Из них вычеркивали все, что, по официозным понятиям, могло бросить тень на героическое русское войско, однако невозможно было ни выбросить, ни переменить описание севастопольской обороны, правдивое в каждой подробности и как раз своей правдивостью опровергшее все казенного происхождения легенды, которыми было окружено это событие. Какими итогами только и может увенчаться Крымская война, знали все думающие, все не поступающиеся честностью русские наблюдатели этих событий. Тютчев, у которого не было ничего общего с фрондерами из числа разночинцев и демократов, после падения Севастополя писал жене: «Это только справедливо, так как было бы неестественно, чтобы тридцатилетнее господство глупости и злоупотреблений увенчалось торжеством и славой». В докладной записке Толстой подходил к тем же выводам, и рассказы содержат достаточно свидетельств в их обоснование. Однако обличение неискоренимых пороков николаевского режима, которые привели к этой катастрофе, не было для него в рассказах ни основной, ни даже существенной задачей.
В них преобладала стилистика отчета или корреспонденции, перемежаемая ораторскими формулами, когда автор высказывал свои наиболее ответственные и важные мысли. Эти сентенции, касающиеся природы войны или «войны в настоящем ее выражении», уже не выглядели абстрактными выкладками, а наполнялись достоверным, убеждающим смыслом как раз оттого, что они опираются на абсолютно правдивое описание севастопольских будней. Толстой избежал и плоской фактологии очерка, когда достаточно просто зафиксировать, не делая попытки осмыслять, и риторики проповеди, предполагающей, что смысл, моральный урок ясны без воссоздания самих событий. У него рассказчик и рядом с многочисленными — описанными или просто упомянутыми — участниками обороны, и как бы вознесен над ними, над всей севастопольской панорамой. Наделенная трагическим величием, которое Толстой передал с беспрецедентной точностью и смелостью будничных подробностей, эта панорама поражает и широтой, и полным отсутствием патетики. Все подчинено принципу достоверности, стремление к правде главенствует в каждом эпизоде. И получается внешне безыскусный рассказ для близких. А за этим рассказом — правда о вечном, о важнейшем в человеческом опыте: о самозабвении героизма, бескорыстии подвига, об определяющих качествах русского характера — простоте и упорстве. О страдании и достоинстве. Об ужасе войны. О смерти.

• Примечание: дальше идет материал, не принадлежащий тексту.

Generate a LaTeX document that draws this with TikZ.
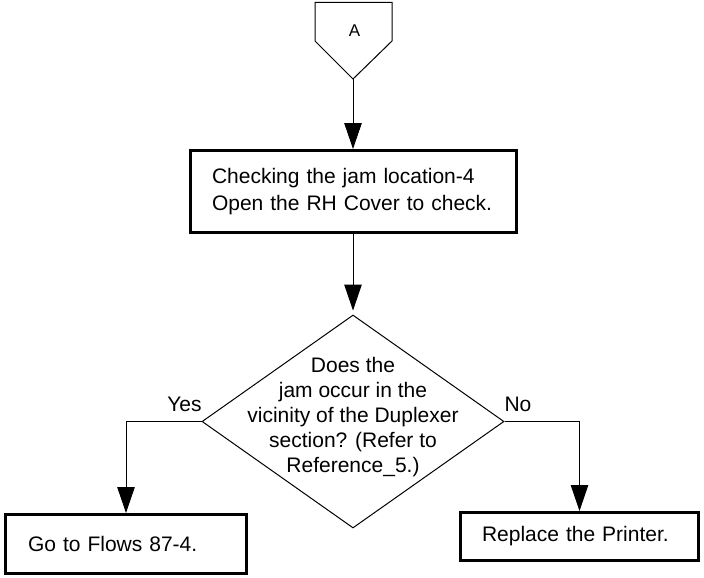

Единственным предшественником Толстого, воссоздавшим войну в ее реальном облике, был высоко им ценимый Стендаль. У них обоих война воссоздана такой, как ее переживает и осознает рядовой участник — мечтатель Фабрицио из «Пармского монастыря», бежавший к своему кумиру Наполеону, чтобы очутиться сразу под Ватерлоо, или юнкер Пест, очень гордый тем, что, не струсив, провел ночь в блиндаже на Пятом бастионе, а потом оказавшийся в атакующей колонне, когда предстояло пустить в дело штыки. Фабрицио жаждет «победить или умереть с человеком, отмеченным судьбою», но тот бесконечный день при Ватерлоо запомнился ему только непрерывным грохотом пушек, из-за которого было так страшно и так больно ушам, стонами раненых, хрипом умирающей лошади — как она билась, запутавшись в собственных кишках! — причитаниями маркитантки над красавцем-кирасиром, когда ему отнимали ногу, бегством от едва его не зарубивших пруссаков. Историки литературы, оценив новаторство Стендаля, назовут созданную им в романе картину Ватерлоо примером «ограниченного поля изображения», которое получается намного более правдивым, чем прежний взгляд с высоты птичьего полета. Так и у Толстого: подобно Фабрицио, Пест тоже видит и осознает только происходящее с ним самим или совсем рядом, и для него, самонадеянно себя считавшего после той ночи на бастионе чуть ли не героем, война оказывается каким-то непостижимым, ужасным, но неизбежным делом. Нужно куда-то бежать и зачем-то кричать, потому что бегут и кричат все, и не улавливается хотя бы общий контур сражения, но вдруг возникает в темноте чья-то фигура, и штык упирается во что-то мягкое, и вот уже солдат снимает с убитого француза сапоги. Он действует словно в забытьи, но как только закончилась вылазка, в которой Пест невольно отличился, все для него вдруг выстраивается в логическую цепочку, и вот уже, беспардонно привирая, он сочиняет банальную историю про свое бесстрашие, точно бы настоящая правда войны постыдна, а необходимы одни легенды о ней, окрашенные скверной театральностью.